A credible but unexciting budget for an economy stuck in second gear.

Backdrop: The unfriendly climate

In what was the 20th Budget of the democratic era, Finance Minister Pravin Gordhan faced a massive challenge. It was rumoured to have been his last Budget Speech, and it is hard to blame him. The reality is that everybody – taxpayers, citizens, local and global investors, corporates, ratings agencies and fellow Cabinet ministers – all have high expectations of what the Finance Minister should deliver. He cannot please everyone, and that makes him very unpopular at times.

When Trevor Manuel was Finance Minister, a booming economy and increased efficiency in tax collection meant there was scope to expand welfare spending, while cutting corporate and individual tax rates. But now the economy is stuck in second gear.

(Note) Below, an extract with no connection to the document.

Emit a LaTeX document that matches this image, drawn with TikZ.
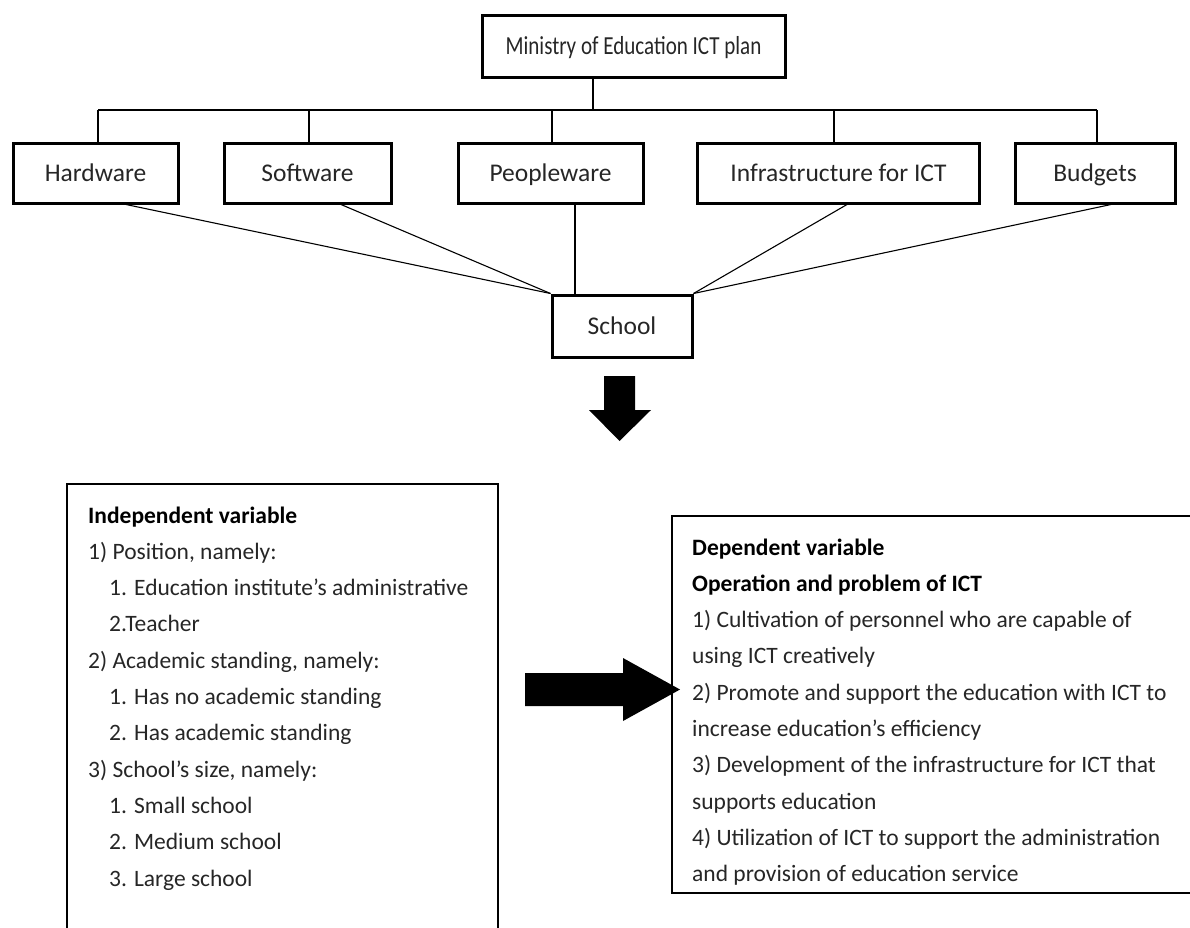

Five years ago, emerging markets such as South Africa were praised for having smaller deficits and lower debt ratios than the developed economies. This situation has changed. South Africa’s deficit is now comparatively larger as a percentage of gross domestic product (GDP) than the US’s deficit, and the market’s leniency towards emerging economies with deficits has come to an end.

Capital that was once freely available to emerging markets with large external funding needs, such as South Africa, is now scarce. This caused several key emerging markets’ currencies to slump and bond yields to spike. The increase in bond yields over the past year means that any future borrowing, including rolling over existing debt, will be done at higher interest rates. Already, Government expects to spend R121 billion in this fiscal year on servicing debt (compared with R144 billion on social welfare).